START

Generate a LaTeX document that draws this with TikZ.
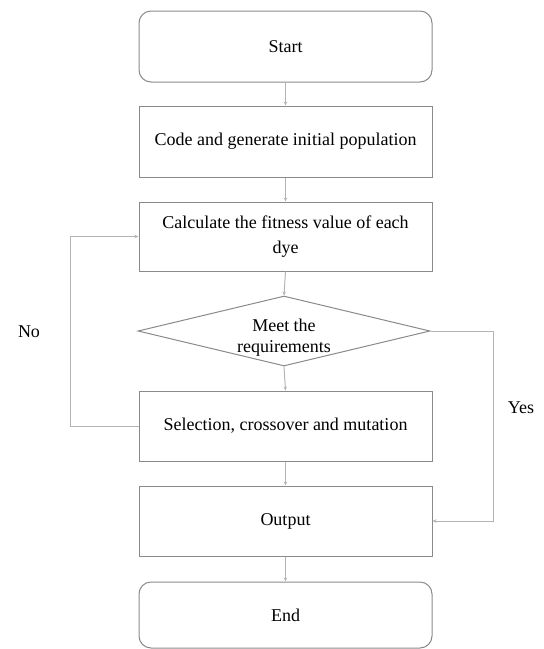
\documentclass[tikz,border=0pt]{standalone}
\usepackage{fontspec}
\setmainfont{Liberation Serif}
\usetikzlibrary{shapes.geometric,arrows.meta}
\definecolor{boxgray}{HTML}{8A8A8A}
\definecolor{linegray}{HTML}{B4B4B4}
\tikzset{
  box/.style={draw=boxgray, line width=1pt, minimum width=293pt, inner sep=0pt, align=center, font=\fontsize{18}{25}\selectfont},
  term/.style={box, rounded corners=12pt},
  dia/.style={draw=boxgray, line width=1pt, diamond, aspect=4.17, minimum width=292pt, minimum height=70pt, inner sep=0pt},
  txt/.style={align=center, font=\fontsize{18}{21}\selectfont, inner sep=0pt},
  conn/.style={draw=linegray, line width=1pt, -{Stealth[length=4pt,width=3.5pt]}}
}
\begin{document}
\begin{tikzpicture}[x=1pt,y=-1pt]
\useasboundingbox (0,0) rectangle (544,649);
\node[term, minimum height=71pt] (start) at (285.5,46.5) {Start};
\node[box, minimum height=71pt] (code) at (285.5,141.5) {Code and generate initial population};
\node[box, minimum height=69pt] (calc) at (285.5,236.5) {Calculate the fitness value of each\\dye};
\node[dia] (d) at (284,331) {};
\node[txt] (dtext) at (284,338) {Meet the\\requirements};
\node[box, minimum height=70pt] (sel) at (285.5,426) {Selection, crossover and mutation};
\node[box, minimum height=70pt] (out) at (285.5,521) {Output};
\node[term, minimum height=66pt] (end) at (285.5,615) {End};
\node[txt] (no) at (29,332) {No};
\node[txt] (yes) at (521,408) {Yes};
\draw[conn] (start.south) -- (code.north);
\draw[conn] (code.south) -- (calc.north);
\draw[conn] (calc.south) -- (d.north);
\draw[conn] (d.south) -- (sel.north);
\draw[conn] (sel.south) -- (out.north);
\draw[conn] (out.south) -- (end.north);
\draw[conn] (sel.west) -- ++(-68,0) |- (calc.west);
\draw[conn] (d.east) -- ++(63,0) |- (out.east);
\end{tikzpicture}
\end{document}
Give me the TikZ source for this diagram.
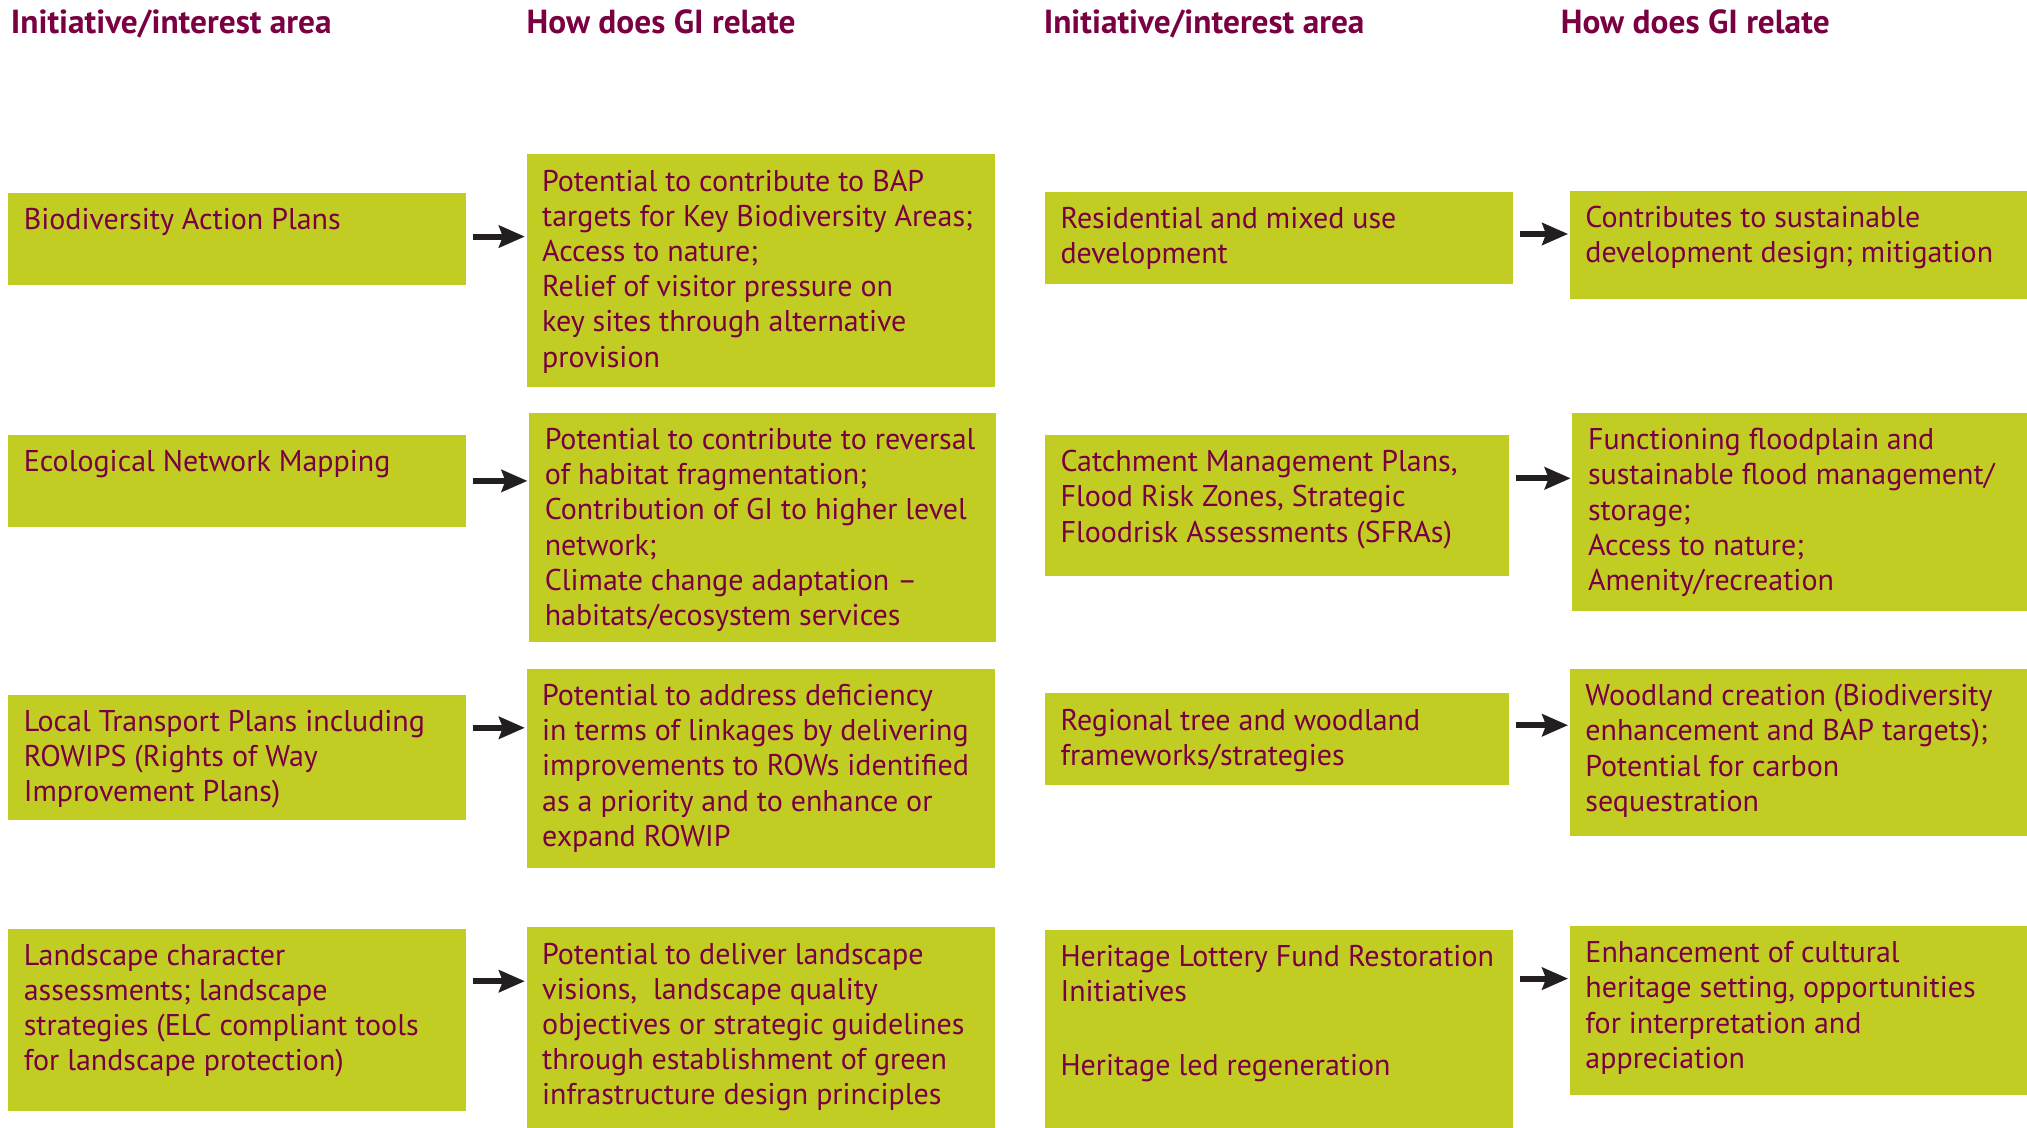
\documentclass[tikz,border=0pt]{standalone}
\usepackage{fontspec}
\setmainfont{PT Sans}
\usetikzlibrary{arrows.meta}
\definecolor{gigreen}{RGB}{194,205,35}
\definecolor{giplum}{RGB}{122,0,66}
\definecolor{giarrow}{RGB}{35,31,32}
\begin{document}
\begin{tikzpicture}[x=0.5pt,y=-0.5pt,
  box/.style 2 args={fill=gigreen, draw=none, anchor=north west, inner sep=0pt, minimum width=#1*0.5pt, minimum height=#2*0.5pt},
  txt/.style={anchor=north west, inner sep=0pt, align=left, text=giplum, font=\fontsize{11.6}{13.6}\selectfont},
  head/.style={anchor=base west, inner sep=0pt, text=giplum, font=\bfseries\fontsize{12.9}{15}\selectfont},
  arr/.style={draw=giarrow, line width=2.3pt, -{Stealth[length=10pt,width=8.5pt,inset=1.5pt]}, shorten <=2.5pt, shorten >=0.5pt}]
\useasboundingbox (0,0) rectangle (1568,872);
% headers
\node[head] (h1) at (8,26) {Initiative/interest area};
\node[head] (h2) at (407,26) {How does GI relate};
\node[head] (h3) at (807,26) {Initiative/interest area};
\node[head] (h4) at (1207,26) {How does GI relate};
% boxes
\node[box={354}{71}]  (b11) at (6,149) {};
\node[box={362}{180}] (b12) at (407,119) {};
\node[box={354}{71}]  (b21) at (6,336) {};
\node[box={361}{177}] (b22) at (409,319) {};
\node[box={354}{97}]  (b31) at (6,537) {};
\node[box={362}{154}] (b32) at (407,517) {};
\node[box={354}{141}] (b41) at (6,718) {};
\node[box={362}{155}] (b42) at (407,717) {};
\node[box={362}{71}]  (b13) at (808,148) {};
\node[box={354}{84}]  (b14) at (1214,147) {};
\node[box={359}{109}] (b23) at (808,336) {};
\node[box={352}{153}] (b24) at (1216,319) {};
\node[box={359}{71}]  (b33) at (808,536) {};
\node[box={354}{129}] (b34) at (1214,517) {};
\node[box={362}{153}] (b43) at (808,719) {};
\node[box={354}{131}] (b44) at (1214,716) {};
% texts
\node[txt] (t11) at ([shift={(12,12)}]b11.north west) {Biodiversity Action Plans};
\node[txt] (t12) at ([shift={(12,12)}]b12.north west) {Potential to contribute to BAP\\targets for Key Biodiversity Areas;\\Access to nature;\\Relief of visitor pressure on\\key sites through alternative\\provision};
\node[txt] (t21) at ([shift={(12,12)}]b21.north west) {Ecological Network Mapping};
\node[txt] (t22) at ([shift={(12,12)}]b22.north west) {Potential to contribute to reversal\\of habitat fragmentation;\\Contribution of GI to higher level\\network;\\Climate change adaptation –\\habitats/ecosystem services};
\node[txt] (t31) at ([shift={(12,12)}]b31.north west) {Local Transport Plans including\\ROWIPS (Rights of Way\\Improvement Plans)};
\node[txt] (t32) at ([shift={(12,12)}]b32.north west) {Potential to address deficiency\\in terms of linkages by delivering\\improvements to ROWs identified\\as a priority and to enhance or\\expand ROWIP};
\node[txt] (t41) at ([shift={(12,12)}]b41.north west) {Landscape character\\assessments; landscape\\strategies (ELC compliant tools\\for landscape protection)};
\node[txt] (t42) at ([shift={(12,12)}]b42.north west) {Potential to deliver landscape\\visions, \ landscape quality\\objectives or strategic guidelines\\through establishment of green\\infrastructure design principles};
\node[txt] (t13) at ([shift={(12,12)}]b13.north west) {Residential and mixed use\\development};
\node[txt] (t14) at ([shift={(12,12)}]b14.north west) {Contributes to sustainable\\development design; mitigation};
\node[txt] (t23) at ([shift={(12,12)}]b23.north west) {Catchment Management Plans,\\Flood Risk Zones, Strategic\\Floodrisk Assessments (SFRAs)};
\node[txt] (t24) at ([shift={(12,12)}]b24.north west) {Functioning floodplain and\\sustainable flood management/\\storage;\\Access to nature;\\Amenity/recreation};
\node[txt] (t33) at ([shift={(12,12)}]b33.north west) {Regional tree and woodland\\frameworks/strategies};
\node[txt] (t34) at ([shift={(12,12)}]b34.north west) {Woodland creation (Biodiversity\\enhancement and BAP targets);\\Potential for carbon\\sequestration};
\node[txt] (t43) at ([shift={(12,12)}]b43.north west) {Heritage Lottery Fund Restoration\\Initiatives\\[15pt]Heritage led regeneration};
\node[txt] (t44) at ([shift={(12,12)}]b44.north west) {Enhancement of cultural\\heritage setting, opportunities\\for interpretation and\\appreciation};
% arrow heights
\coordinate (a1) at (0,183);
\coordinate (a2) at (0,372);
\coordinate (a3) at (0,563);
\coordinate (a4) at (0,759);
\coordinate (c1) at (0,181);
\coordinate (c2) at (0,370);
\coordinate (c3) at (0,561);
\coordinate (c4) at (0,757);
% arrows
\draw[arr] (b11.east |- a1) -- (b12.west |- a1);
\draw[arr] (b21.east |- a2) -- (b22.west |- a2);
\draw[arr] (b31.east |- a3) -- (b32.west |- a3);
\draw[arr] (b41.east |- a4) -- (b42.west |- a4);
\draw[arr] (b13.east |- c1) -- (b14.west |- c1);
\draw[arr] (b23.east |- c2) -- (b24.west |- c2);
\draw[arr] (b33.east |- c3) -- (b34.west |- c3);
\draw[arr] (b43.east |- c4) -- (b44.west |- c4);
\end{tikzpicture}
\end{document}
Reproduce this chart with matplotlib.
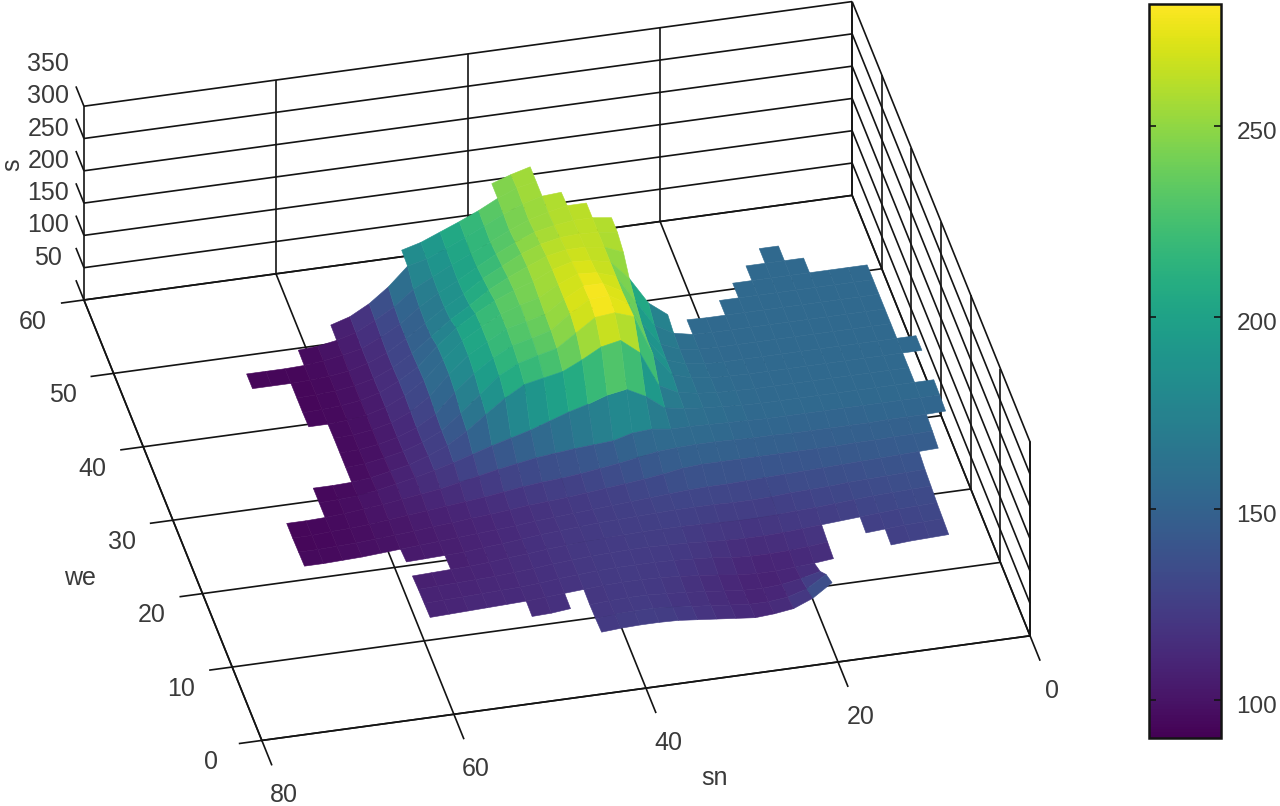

END

What is being asked:
Gather, from the listing above, every line carrying the word "with".

Complete answer:
Generate a LaTeX document that draws this with TikZ.
Reproduce this chart with matplotlib.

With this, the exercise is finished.